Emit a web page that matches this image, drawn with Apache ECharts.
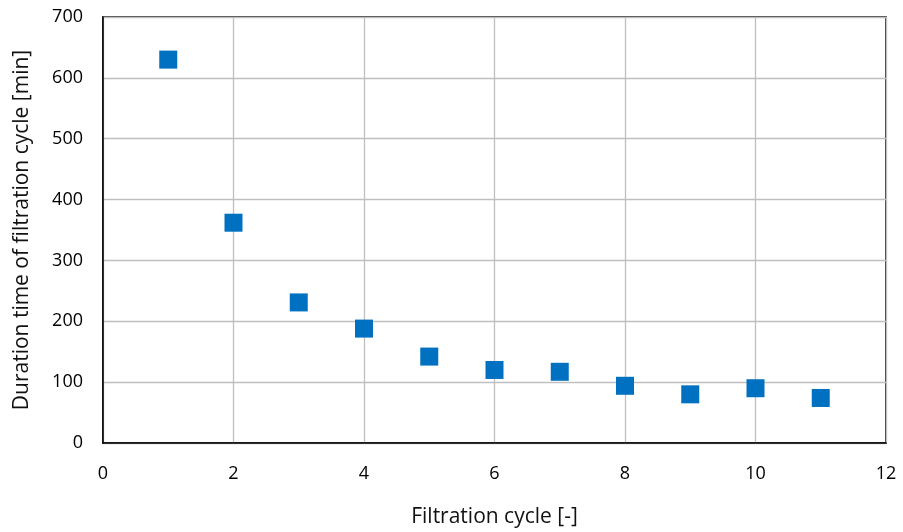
<!DOCTYPE html>
<html><head><meta charset="utf-8">
<script src="https://cdn.jsdelivr.net/npm/echarts@6/dist/echarts.min.js"></script>
<style>html,body{margin:0;padding:0;background:#fff}#c{width:903px;height:532px}</style>
</head><body><div id="c"></div>
<script>
const cycles = [1, 2, 3, 4, 5, 6, 7, 8, 9, 10, 11];
const durations = [630, 362, 231, 188, 142, 120, 117, 94, 80, 90, 74];
const xTitle = 'Filtration cycle [-]';
const yTitle = 'Duration time of filtration cycle [min]';
const font = 'Open Sans';
const chart = echarts.init(document.getElementById('c'), null, {renderer: 'canvas'});
chart.setOption({
  animation: false,
  grid: {left: 103, top: 17, right: 17, bottom: 89, outerBoundsMode: 'none', containLabel: false, show: true, borderColor: '#000', borderWidth: 1.5, backgroundColor: 'transparent'},
  xAxis: {
    type: 'value', min: 0, max: 12, interval: 2,
    name: xTitle, nameLocation: 'middle', nameGap: 64,
    nameTextStyle: {color: '#111', fontSize: 21, fontFamily: font},
    axisLine: {show: true, lineStyle: {color: '#000', width: 1.5}},
    axisTick: {show: false},
    axisLabel: {color: '#000', fontSize: 18, fontFamily: font, margin: 22},
    splitLine: {show: true, lineStyle: {color: '#BFBFBF', width: 1.3}}
  },
  yAxis: {
    type: 'value', min: 0, max: 700, interval: 100,
    name: yTitle, nameLocation: 'middle', nameGap: 70,
    nameTextStyle: {color: '#111', fontSize: 21, fontFamily: font},
    axisLine: {show: true, lineStyle: {color: '#000', width: 1.5}},
    axisTick: {show: false},
    axisLabel: {color: '#000', fontSize: 18, fontFamily: font, margin: 20},
    splitLine: {show: true, lineStyle: {color: '#BFBFBF', width: 1.3}}
  },
  series: [{
    type: 'scatter',
    symbol: 'rect',
    symbolSize: 18,
    itemStyle: {color: '#0070C0', opacity: 1},
    data: cycles.map((c, i) => [c, durations[i]])
  }]
});
</script></body></html>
┄┄┄┄┄┄┄┄┄┄┄┄┄┄┄┄┄┄┄┄
Reproduce the material in its entirety and word for word, without the pictures.

Emit a web page that matches this image, drawn with Apache ECharts.
<!DOCTYPE html>
<html><head><meta charset="utf-8">
<script src="https://cdn.jsdelivr.net/npm/echarts@6/dist/echarts.min.js"></script>
<style>html,body{margin:0;padding:0;background:#fff}#c{width:903px;height:532px}</style>
</head><body><div id="c"></div>
<script>
const cycles = [1, 2, 3, 4, 5, 6, 7, 8, 9, 10, 11];
const durations = [630, 362, 231, 188, 142, 120, 117, 94, 80, 90, 74];
const xTitle = 'Filtration cycle [-]';
const yTitle = 'Duration time of filtration cycle [min]';
const font = 'Open Sans';
const chart = echarts.init(document.getElementById('c'), null, {renderer: 'canvas'});
chart.setOption({
  animation: false,
  grid: {left: 103, top: 17, right: 17, bottom: 89, outerBoundsMode: 'none', containLabel: false, show: true, borderColor: '#000', borderWidth: 1.5, backgroundColor: 'transparent'},
  xAxis: {
    type: 'value', min: 0, max: 12, interval: 2,
    name: xTitle, nameLocation: 'middle', nameGap: 64,
    nameTextStyle: {color: '#111', fontSize: 21, fontFamily: font},
    axisLine: {show: true, lineStyle: {color: '#000', width: 1.5}},
    axisTick: {show: false},
    axisLabel: {color: '#000', fontSize: 18, fontFamily: font, margin: 22},
    splitLine: {show: true, lineStyle: {color: '#BFBFBF', width: 1.3}}
  },
  yAxis: {
    type: 'value', min: 0, max: 700, interval: 100,
    name: yTitle, nameLocation: 'middle', nameGap: 70,
    nameTextStyle: {color: '#111', fontSize: 21, fontFamily: font},
    axisLine: {show: true, lineStyle: {color: '#000', width: 1.5}},
    axisTick: {show: false},
    axisLabel: {color: '#000', fontSize: 18, fontFamily: font, margin: 20},
    splitLine: {show: true, lineStyle: {color: '#BFBFBF', width: 1.3}}
  },
  series: [{
    type: 'scatter',
    symbol: 'rect',
    symbolSize: 18,
    itemStyle: {color: '#0070C0', opacity: 1},
    data: cycles.map((c, i) => [c, durations[i]])
  }]
});
</script></body></html>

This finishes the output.